* [Task description] Only the number is needed: how many lines contain the word "this"?

* [Extracted entries]
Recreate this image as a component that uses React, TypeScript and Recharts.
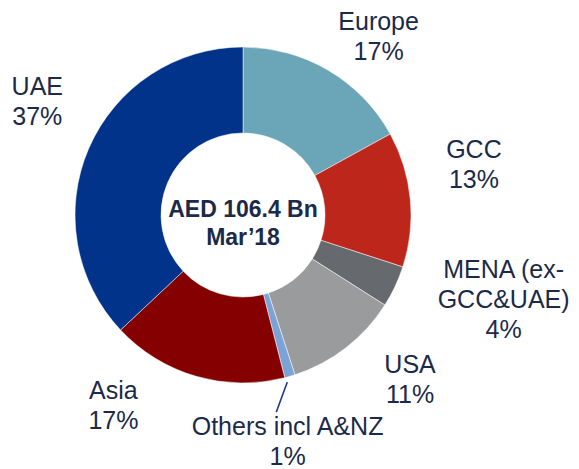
...
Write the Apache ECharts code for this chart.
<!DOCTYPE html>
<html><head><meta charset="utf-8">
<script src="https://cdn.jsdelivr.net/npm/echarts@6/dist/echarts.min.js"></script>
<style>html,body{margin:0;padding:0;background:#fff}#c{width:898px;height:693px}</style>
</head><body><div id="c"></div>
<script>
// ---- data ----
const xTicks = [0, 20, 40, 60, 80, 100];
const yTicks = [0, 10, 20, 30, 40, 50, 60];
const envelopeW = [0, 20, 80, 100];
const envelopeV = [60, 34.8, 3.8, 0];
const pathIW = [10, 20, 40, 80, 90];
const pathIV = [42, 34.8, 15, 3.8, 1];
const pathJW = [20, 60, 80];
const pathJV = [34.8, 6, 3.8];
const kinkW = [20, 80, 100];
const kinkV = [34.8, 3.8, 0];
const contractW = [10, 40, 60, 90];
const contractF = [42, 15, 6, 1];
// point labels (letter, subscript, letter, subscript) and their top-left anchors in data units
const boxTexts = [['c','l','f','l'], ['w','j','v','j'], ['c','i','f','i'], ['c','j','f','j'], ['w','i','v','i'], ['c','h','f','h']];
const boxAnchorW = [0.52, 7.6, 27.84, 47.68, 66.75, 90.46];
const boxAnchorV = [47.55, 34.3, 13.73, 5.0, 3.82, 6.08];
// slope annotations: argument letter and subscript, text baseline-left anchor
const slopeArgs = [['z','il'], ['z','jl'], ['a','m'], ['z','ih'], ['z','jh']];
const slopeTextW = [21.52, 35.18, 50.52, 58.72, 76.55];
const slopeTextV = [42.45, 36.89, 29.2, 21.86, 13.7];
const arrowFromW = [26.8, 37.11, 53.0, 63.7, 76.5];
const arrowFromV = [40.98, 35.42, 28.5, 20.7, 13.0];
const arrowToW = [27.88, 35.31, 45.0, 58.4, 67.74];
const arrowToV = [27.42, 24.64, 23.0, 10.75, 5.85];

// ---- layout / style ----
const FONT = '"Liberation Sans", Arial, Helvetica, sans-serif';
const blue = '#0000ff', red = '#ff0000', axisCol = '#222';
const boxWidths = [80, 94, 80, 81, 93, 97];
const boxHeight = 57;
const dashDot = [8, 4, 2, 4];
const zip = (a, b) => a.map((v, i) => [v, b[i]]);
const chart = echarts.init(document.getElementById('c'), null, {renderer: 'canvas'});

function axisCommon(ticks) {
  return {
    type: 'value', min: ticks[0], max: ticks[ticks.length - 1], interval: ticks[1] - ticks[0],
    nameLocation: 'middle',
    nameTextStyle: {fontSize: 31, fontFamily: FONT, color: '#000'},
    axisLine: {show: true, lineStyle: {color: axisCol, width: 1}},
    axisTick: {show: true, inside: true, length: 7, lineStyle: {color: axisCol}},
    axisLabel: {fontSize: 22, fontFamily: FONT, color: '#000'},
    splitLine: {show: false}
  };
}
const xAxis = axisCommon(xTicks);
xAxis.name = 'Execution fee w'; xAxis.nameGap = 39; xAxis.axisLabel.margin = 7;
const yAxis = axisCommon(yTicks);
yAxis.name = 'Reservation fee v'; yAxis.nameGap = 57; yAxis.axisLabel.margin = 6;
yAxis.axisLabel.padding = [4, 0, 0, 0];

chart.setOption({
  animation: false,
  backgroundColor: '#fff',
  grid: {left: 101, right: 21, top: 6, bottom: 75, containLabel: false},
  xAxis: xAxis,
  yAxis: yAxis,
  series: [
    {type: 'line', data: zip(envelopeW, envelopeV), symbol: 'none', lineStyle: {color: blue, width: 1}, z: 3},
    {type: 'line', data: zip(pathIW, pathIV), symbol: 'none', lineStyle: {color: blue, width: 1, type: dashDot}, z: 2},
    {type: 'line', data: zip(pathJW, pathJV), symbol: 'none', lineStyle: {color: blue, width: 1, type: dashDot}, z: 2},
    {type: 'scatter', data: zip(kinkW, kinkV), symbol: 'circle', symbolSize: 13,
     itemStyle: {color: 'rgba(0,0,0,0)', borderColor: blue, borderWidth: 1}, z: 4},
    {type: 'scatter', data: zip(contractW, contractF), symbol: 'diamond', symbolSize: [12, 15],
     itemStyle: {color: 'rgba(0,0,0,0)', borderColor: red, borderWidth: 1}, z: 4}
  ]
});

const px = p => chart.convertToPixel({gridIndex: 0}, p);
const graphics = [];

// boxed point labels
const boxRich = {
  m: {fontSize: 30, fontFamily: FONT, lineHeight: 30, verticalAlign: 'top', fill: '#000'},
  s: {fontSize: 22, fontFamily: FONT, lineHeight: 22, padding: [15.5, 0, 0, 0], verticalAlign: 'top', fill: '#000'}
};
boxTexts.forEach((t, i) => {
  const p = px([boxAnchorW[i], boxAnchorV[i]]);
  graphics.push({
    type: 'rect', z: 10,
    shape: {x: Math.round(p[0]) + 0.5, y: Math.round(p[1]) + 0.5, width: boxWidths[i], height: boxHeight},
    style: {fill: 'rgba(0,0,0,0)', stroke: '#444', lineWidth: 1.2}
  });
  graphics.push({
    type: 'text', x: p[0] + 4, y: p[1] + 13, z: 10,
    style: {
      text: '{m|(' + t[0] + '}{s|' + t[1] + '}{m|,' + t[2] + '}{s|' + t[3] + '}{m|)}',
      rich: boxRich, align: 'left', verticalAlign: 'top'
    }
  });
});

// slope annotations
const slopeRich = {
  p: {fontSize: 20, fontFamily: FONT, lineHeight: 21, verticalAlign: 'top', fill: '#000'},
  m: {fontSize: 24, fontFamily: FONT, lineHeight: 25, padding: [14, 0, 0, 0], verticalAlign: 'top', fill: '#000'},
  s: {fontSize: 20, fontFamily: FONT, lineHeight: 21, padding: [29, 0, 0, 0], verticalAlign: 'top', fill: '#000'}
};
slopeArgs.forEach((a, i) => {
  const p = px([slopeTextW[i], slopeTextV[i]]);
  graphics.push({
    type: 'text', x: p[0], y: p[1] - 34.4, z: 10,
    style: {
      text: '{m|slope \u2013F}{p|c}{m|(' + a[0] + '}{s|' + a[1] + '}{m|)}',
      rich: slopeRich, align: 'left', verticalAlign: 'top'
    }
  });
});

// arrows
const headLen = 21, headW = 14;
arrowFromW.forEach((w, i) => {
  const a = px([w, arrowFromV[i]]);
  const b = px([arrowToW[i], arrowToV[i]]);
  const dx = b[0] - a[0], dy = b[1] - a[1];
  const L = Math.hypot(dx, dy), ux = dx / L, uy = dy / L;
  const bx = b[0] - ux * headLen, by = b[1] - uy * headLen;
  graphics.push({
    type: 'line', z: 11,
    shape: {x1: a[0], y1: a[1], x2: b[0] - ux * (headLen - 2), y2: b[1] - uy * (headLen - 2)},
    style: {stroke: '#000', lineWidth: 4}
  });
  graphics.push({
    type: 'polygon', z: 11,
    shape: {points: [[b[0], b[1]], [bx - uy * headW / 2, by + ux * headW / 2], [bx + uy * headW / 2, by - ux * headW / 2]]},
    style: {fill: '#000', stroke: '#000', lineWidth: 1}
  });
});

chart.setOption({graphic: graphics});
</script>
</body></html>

* [Task response] 2